--- Given task ---
Gather, from the data below, each line in which the word "diagram" occurs.

--- Supplied material ---
'''

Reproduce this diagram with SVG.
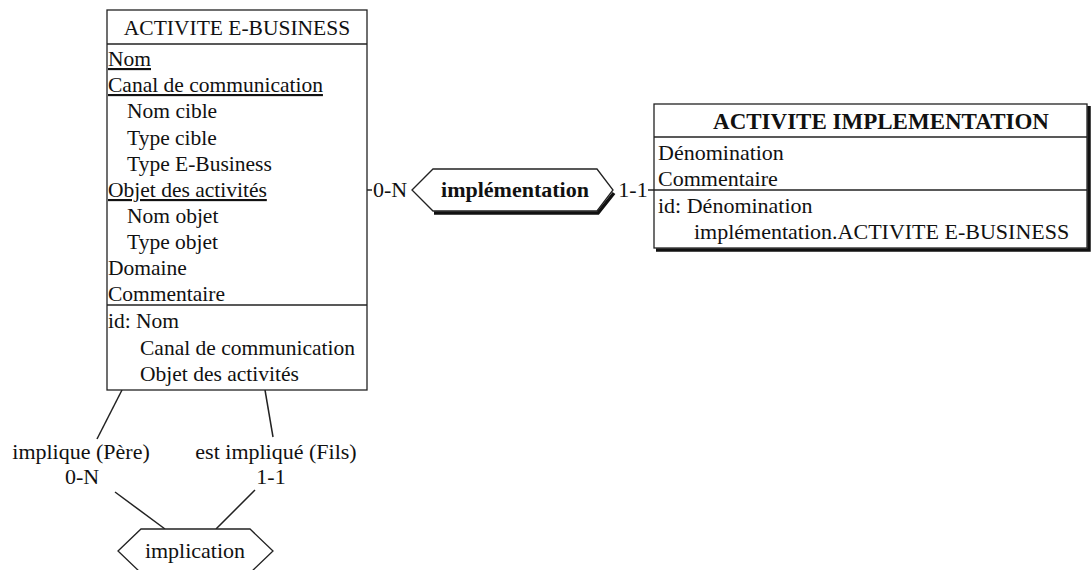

'''
'''

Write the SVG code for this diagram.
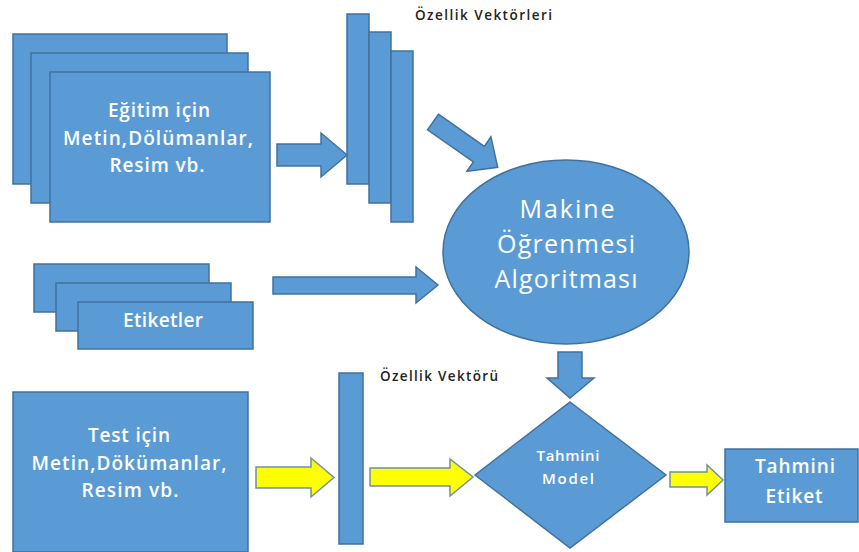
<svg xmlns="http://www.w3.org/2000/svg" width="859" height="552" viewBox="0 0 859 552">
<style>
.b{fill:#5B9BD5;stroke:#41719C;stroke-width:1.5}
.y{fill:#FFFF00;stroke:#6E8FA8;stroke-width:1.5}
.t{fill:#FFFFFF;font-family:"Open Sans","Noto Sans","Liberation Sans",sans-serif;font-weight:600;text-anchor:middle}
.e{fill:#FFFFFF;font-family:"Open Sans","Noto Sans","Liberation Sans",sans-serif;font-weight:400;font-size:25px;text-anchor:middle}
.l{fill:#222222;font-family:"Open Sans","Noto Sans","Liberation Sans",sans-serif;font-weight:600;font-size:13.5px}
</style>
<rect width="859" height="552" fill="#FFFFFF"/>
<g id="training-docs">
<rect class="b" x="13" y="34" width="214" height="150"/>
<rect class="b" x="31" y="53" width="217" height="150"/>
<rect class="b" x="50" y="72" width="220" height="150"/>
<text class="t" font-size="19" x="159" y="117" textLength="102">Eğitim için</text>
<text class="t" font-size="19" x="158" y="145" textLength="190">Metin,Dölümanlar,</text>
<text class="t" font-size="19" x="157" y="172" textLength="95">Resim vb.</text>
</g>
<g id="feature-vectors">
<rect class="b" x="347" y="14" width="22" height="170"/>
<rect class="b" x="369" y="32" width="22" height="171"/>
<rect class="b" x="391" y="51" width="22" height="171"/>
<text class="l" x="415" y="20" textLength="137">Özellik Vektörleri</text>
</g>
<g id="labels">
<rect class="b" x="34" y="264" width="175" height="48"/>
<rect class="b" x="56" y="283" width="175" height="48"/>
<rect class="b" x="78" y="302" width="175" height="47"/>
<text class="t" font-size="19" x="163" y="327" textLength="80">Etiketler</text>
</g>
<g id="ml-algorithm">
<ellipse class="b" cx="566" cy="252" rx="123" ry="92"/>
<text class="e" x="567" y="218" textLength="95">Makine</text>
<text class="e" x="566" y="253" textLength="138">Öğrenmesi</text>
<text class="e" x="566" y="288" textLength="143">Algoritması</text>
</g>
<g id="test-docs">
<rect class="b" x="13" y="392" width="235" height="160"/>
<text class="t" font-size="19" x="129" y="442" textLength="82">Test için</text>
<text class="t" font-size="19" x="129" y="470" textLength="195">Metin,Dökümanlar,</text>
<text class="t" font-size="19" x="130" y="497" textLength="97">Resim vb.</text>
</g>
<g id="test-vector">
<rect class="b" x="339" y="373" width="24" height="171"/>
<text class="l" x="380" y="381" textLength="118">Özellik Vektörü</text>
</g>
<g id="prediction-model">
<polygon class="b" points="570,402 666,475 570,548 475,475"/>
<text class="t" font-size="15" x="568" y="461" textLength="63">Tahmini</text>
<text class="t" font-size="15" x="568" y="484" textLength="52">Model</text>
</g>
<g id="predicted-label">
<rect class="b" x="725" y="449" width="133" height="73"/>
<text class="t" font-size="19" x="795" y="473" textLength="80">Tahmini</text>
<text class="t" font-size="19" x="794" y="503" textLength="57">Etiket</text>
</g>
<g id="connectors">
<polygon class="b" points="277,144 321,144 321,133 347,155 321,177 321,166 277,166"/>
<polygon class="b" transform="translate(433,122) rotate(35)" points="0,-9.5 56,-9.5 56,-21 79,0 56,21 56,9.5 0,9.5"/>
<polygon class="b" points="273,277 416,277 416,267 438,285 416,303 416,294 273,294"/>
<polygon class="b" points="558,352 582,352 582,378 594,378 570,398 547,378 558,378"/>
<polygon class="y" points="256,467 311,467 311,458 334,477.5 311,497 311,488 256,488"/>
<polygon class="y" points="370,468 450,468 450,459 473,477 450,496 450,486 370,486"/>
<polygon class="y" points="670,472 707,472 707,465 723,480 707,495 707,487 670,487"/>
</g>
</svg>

'''

--- Task response ---
Reproduce this diagram with SVG.
Write the SVG code for this diagram.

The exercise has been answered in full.